Most businesses plan legitimate reactions to variances from expected financial performance. But when a business is unable to achieve desired results legitimately, the temptation to override internal controls to manipulate reported results can become too great to overcome.
Understanding key earnings drivers and management's planned reactions to variations from expected performance can help audit committees identify situations in which management's actions may have crossed the line.
A key in identifying fraud risks involves the audit committee's understanding of what may threaten management's ability to accomplish its objectives and strategies, including competition, capital constraints or regulatory change, to name a few.
It's important for audit committees to understand the financial reporting environment (for example, attitudes, ethics, motives and pressures) affecting those involved in the entity's financial reporting. The internal reporting process between key segments of the business (across lines of business, divisions and geographic segments) and senior management also may be important and worthy of audit committee inquiry.
It's also useful to understand the process of developing, reviewing and revising budgets, as well as the company's "budget mentality." An early challenge to an unrealistic budget by a well-informed audit committee can be an effective deterrent against management override of controls to reach unrealistic targets.
BRAINSTORMING IDENTIFIES RISKS
Another way for audit committee members to increase their effectiveness in dealing with the potential for management override is by discussing among themselves the potential for fraud.
A brainstorming session about how and where they believe the entity may be susceptible to fraud; what might motivate management to perpetrate fraud; how management might override controls to engage in and conceal fraudulent financial reporting; and how entity assets could be misappropriated can be helpful.
Other brainstorming agenda items include the results of whistle-blower hotline calls, fraud risk assessments performed by the company's independent auditors, and fraud risk factors or concerns identified by the audit committee.
A brainstorming session's effectiveness is increased if conducted, at least partially, in closed or executive session without management present.
Audit committee discussions with everyone from internal and independent auditors and counsel, to the compensation committee, human resources and business unit leadership can provide important input.

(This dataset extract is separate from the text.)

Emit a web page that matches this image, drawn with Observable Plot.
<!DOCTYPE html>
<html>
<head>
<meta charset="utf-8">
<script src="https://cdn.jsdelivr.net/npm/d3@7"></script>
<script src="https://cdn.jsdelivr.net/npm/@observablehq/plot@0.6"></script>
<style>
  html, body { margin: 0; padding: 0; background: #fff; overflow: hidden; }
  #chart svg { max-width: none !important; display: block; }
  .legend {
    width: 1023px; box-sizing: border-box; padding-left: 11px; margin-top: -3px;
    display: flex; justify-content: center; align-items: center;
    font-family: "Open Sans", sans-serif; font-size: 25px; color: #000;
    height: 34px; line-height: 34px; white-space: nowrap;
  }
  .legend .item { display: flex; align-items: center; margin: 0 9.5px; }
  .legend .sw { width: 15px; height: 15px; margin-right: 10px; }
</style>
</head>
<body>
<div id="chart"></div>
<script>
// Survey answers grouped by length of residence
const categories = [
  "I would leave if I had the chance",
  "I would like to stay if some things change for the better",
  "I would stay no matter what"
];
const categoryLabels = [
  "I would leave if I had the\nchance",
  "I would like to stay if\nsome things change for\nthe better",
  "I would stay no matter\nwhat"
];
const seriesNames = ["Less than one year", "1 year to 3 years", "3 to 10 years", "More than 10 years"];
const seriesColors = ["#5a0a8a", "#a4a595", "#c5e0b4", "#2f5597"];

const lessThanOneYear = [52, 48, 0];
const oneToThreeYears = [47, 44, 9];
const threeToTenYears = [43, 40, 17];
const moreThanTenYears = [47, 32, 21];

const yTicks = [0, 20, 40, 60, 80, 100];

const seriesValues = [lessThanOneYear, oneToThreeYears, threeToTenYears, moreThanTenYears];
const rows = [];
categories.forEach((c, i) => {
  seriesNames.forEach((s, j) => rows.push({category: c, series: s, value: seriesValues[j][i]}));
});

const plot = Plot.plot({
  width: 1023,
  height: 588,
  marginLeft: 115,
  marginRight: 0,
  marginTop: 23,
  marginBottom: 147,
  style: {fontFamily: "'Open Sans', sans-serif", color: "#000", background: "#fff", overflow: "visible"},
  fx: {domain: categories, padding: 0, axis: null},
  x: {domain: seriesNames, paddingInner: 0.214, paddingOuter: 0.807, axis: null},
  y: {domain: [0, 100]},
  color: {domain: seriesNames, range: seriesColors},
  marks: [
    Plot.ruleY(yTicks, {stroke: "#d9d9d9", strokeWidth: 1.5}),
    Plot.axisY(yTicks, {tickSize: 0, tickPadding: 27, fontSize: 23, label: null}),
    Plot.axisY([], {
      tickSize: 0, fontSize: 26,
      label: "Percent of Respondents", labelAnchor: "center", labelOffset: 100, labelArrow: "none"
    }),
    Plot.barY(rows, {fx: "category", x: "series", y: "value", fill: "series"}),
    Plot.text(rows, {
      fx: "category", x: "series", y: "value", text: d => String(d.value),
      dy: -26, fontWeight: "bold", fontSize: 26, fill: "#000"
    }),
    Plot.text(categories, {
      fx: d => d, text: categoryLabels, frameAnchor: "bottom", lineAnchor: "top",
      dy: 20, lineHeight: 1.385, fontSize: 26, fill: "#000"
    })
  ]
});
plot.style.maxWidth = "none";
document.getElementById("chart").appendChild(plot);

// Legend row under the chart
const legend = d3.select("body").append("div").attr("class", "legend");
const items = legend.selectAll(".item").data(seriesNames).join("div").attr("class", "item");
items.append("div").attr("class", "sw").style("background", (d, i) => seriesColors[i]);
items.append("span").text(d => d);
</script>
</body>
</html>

And an antifraud specialist, working with the audit committee, often can enhance the session's effectiveness.
USING THE CODE OF CONDUCT
Most organizations have a code of conduct, though the mere existence of it is not sufficient to reduce the likelihood of management override of controls. But an audit committee can use the code to assess whether the entity's culture--or "tone at the top"--and management's actions are those required to maintain the highest levels of integrity under pressure and opportunity to commit fraud.

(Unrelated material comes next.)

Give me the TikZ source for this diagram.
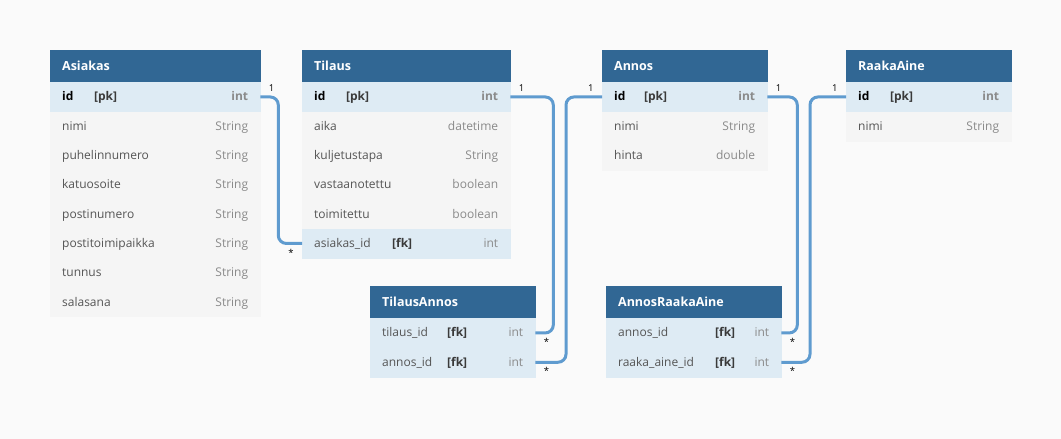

The code also facilitates the reporting of inappropriate conduct by outlining the types of conduct the organization deems unacceptable.
The audit committee should be routinely furnished with the results of any employee survey regarding corporate behavior and similar information received from external parties, such as customers or vendors. Perceptions of management's commitment to uphold the code influence the degree to which employees and other parties follow the code or report violations.

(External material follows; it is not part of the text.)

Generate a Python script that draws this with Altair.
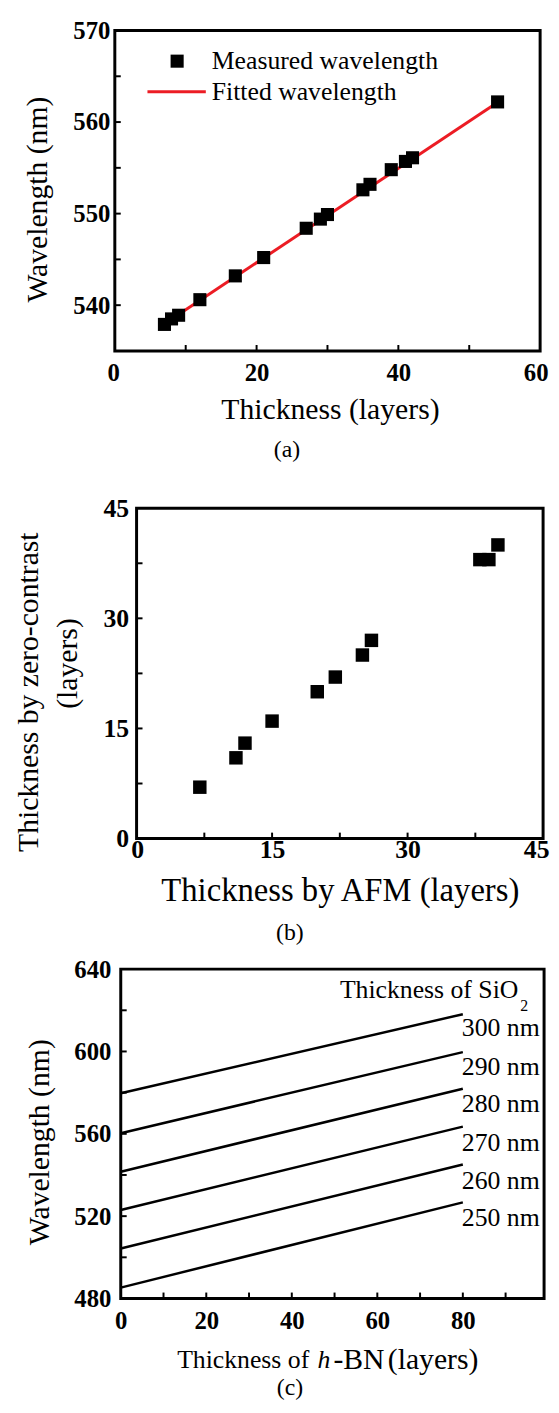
import altair as alt
import pandas as pd

FONT = "Liberation Serif"

# ---------------- data ----------------
# panel (a)
a_thick = [7, 8, 9, 12, 17, 21, 27, 29, 30, 35, 36, 39, 41, 42, 54]
a_wave = [537.9, 538.5, 538.9, 540.6, 543.2, 545.2, 548.4, 549.4, 549.9, 552.6, 553.2, 554.8, 555.7, 556.1, 562.2]
a_fit_x = [6.5, 54.5]
a_fit_y = [537.7, 562.4]
a_xlabels = [0, 20, 40, 60]
a_ylabels = [540, 550, 560, 570]
a_xticks = [10, 20, 30, 40, 50]
a_yticks = [540, 545, 550, 555, 560, 565]

# panel (b)
b_afm = [7, 11, 12, 15, 20, 22, 25, 26, 38, 39, 40]
b_zc = [7, 11, 13, 16, 20, 22, 25, 27, 38, 38, 40]
b_labels = [0, 15, 30, 45]
b_ticks = [7.5, 15, 22.5, 30, 37.5]

# panel (c)
c_sio2 = ["300 nm", "290 nm", "280 nm", "270 nm", "260 nm", "250 nm"]
c_x = [0, 80]
c_start = [579.7, 560.3, 541.6, 523.0, 504.3, 485.3]
c_end = [618.1, 599.7, 581.9, 563.5, 545.1, 526.7]
c_label_y = [611.2, 592.3, 574.4, 555.7, 537.1, 518.9]
c_xlabels = [0, 20, 40, 60, 80]
c_ylabels = [480, 520, 560, 600, 640]
c_xticks = [10, 20, 30, 40, 50, 60, 70, 80, 90]
c_yticks = [500, 520, 540, 560, 580, 600, 620]

SPACER = 1
FRAME = alt.ViewConfig(stroke="black", strokeWidth=3)


def one(text):
    return alt.Chart(pd.DataFrame({"t": [text]}))


def label(text, x, y, size, angle=0, align="center", weight="normal", style="normal", baseline="middle"):
    kw = dict(font=FONT, fontSize=size, align=align, baseline=baseline, color="black",
              fontWeight=weight, fontStyle=style)
    if angle:
        kw["angle"] = angle
    return one(text).mark_text(**kw).encode(x=alt.value(x), y=alt.value(y), text="t:N")


def anchor(L, T, top_page, bot_page):
    # white (invisible) rule that fixes the panel's layout bounds
    return one("a").mark_rule(color="white", strokeWidth=1).encode(
        x=alt.value(-(L - 8 - SPACER)), y=alt.value(top_page - T), y2=alt.value(bot_page - T))


def axis(values, size, pad, flush=0, bottom=False):
    kw = dict(values=values, title=None, grid=False, ticks=False, tickSize=0, domain=False,
              labelFont=FONT, labelFontWeight="bold", labelFontSize=size, labelColor="black",
              labelPadding=pad, labelOverlap=False, format="d")
    if bottom:
        kw["labelBaseline"] = "middle"
    if flush:
        kw["labelFlush"] = True
        kw["labelFlushOffset"] = flush
    else:
        kw["labelFlush"] = False
    return alt.Axis(**kw)


def inner_ticks(xvals, yvals, xs, ys, xax, yax, H, length=6):
    xt = alt.Chart(pd.DataFrame({"x": xvals})).mark_rule(color="black", strokeWidth=2).encode(
        x=alt.X("x:Q", scale=xs, axis=xax), y=alt.value(H), y2=alt.value(H - length))
    yt = alt.Chart(pd.DataFrame({"y": yvals})).mark_rule(color="black", strokeWidth=2).encode(
        y=alt.Y("y:Q", scale=ys, axis=yax), x=alt.value(0), x2=alt.value(length))
    return xt, yt


def row(panel):
    spacer = one("s").mark_rule(color="white", strokeWidth=1).encode(
        x=alt.value(0), x2=alt.value(SPACER), y=alt.value(0)
    ).properties(width=SPACER, height=1, view=alt.ViewConfig(stroke="transparent", strokeWidth=0))
    return alt.hconcat(spacer, panel, spacing=0).resolve_scale(x="independent", y="independent")


# ---------------- panel (a) ----------------
LA, TA, WA, HA = 112, 21, 430, 324
xs_a = alt.Scale(domain=[0, 60], nice=False, zero=False)
ys_a = alt.Scale(domain=[535, 570], nice=False, zero=False)
xax_a = axis(a_xlabels, 25, 22, flush=8, bottom=True)
yax_a = axis(a_ylabels, 25, 5)

df_a = pd.DataFrame({"x": a_thick, "y": a_wave})
df_fit = pd.DataFrame({"x": a_fit_x, "y": a_fit_y})
pts_a = alt.Chart(df_a).mark_square(color="black", size=175, opacity=1).encode(
    x=alt.X("x:Q", scale=xs_a, axis=xax_a), y=alt.Y("y:Q", scale=ys_a, axis=yax_a))
fit_a = alt.Chart(df_fit).mark_line(color="#ec1c24", strokeWidth=3).encode(
    x=alt.X("x:Q", scale=xs_a, axis=xax_a), y=alt.Y("y:Q", scale=ys_a, axis=yax_a))
xt_a, yt_a = inner_ticks(a_xticks, a_yticks, xs_a, ys_a, xax_a, yax_a, HA)
leg_sq = one("s").mark_square(color="black", size=175, opacity=1).encode(x=alt.value(63), y=alt.value(31))
leg_ln = one("l").mark_rule(color="#ec1c24", strokeWidth=3).encode(
    x=alt.value(33), x2=alt.value(92), y=alt.value(62))
panel_a = alt.layer(
    anchor(LA, TA, 8, 465), xt_a, yt_a, fit_a, pts_a, leg_sq, leg_ln,
    label("Measured wavelength", 98, 31, 26, align="left"),
    label("Fitted wavelength", 98, 62, 26, align="left"),
    label("Wavelength (nm)", -78, 171, 30, angle=270),
    label("Thickness (layers)", 218, 384, 30),
    label("(a)", 174, 424, 24),
).properties(width=WA, height=HA, view=FRAME)

# ---------------- panel (b) ----------------
LB, TB, WB, HB = 134, 500, 411, 334
xs_b = alt.Scale(domain=[0, 45], nice=False, zero=False)
ys_b = alt.Scale(domain=[0, 45], nice=False, zero=False)
xax_b = axis(b_labels, 26, 11, flush=6, bottom=True)
yax_b = axis(b_labels, 26, 8)
df_b = pd.DataFrame({"x": b_afm, "y": b_zc})
pts_b = alt.Chart(df_b).mark_square(color="black", size=185, opacity=1).encode(
    x=alt.X("x:Q", scale=xs_b, axis=xax_b), y=alt.Y("y:Q", scale=ys_b, axis=yax_b))
xt_b, yt_b = inner_ticks(b_ticks, b_ticks, xs_b, ys_b, xax_b, yax_b, HB)
panel_b = alt.layer(
    anchor(LB, TB, 465, 948), xt_b, yt_b, pts_b,
    label("Thickness by zero-contrast", -109, 186, 30, angle=270),
    label("(layers)", -69, 157, 30, angle=270),
    label("Thickness by AFM (layers)", 206, 387, 33),
    label("(b)", 155, 430, 24),
).properties(width=WB, height=HB, view=FRAME)

# ---------------- panel (c) ----------------
LC, TC, WC, HC = 118, 962, 428, 333
xs_c = alt.Scale(domain=[0, 99], nice=False, zero=False)
ys_c = alt.Scale(domain=[480, 640], nice=False, zero=False)
xax_c = axis(c_xlabels, 25, 22, bottom=True)
yax_c = axis(c_ylabels, 25, 10)
rows = []
for s, y0, y1 in zip(c_sio2, c_start, c_end):
    rows.append({"s": s, "x": c_x[0], "y": y0})
    rows.append({"s": s, "x": c_x[1], "y": y1})
df_c = pd.DataFrame(rows)
df_cl = pd.DataFrame({"s": c_sio2, "x": [c_x[1]] * len(c_sio2), "y": c_label_y})
lines_c = alt.Chart(df_c).mark_line(color="black", strokeWidth=2.5).encode(
    x=alt.X("x:Q", scale=xs_c, axis=xax_c), y=alt.Y("y:Q", scale=ys_c, axis=yax_c), detail="s:N")
labs_c = alt.Chart(df_cl).mark_text(font=FONT, fontSize=26, align="left", baseline="middle",
                                    color="black", dx=-1).encode(
    x=alt.X("x:Q", scale=xs_c, axis=xax_c), y=alt.Y("y:Q", scale=ys_c, axis=yax_c), text="s:N")
xt_c, yt_c = inner_ticks(c_xticks, c_yticks, xs_c, ys_c, xax_c, yax_c, HC)
panel_c = alt.layer(
    anchor(LC, TC, 948, 1396), xt_c, yt_c, lines_c, labs_c,
    label("Thickness of SiO", 402, 21, 26, align="right"),
    label("2", 404, 37, 16, align="left"),
    label("Wavelength (nm)", -82, 175, 30, angle=270),
    label("Thickness of", 57, 395, 26, align="left"),
    label("h", 199, 395, 26, align="left", style="italic"),
    label("-BN", 215, 395, 30, align="left"),
    label("(layers)", 270, 395, 30, align="left"),
    label("(c)", 171, 424, 24),
).properties(width=WC, height=HC, view=FRAME)

chart = alt.concat(row(panel_a), row(panel_b), row(panel_c), columns=1, spacing=0,
                   padding=0, background="white").resolve_scale(x="independent", y="independent")

chart.save("out.html", embed_options={"renderer": "svg", "actions": False})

An evaluation by the audit committee of how management communicates information about the code and motivates employees to comply also provides insight into the entity's attitudes about ethical behavior.
A whistle-blowing process incorporating a telephone hotline can be a defense against management override of internal controls. Although the Sarbanes-Oxley Act requires that confidential reporting mechanisms be made available only to employees, opening the system to suppliers, customers and others can increase the number of reports.
The submission to the audit committee of all complaints involving senior management (without filtering by management or other personnel) is essential. Tests and evaluations by internal auditors of whether or not protocols established for forwarding information to the audit committee have been followed are important.
A checklist of issues for audit committees to consider when evaluating the design and operating effectiveness of the whistle-blower process can be found in the AICPA's Audit Committee Effectiveness Center, www.aicpa.org/audcommctr/homepage.htm.
INFORMATION, FEEDBACK NETWORK
Identifying situations where management has overridden internal controls is difficult because those actions are not obvious and are not expected of a trusted management team. To respond to that challenge, the development of an extensive information network beyond senior management can increase the audit committee's ability to detect management override.
In addition to the financial reporting process, the network often includes internal auditors, independent auditors, compensation committee and key employees.
The audit committee may consider meeting periodically with representatives from each of the above groups to discuss the financial reporting process, including significant estimates, fraud risks, key internal controls and any other items of concern. Inconsistencies in information from these sources may signal that management override of internal controls is present.
The risk of management override of internal controls is present in every entity. Although this guidance can't guarantee that the audit committee will prevent, deter or detect fraud through management override, the implementation of these suggestions should result in more effective audit committee oversight of management.
BY JOHN MORROW, CPA
John Morrow, CPA is AICPA vice president of The New Finance. For more information, visit the AICPA's Audit Committee Effectiveness Center at www.aicpa.org/audcommctr/homepage.htm.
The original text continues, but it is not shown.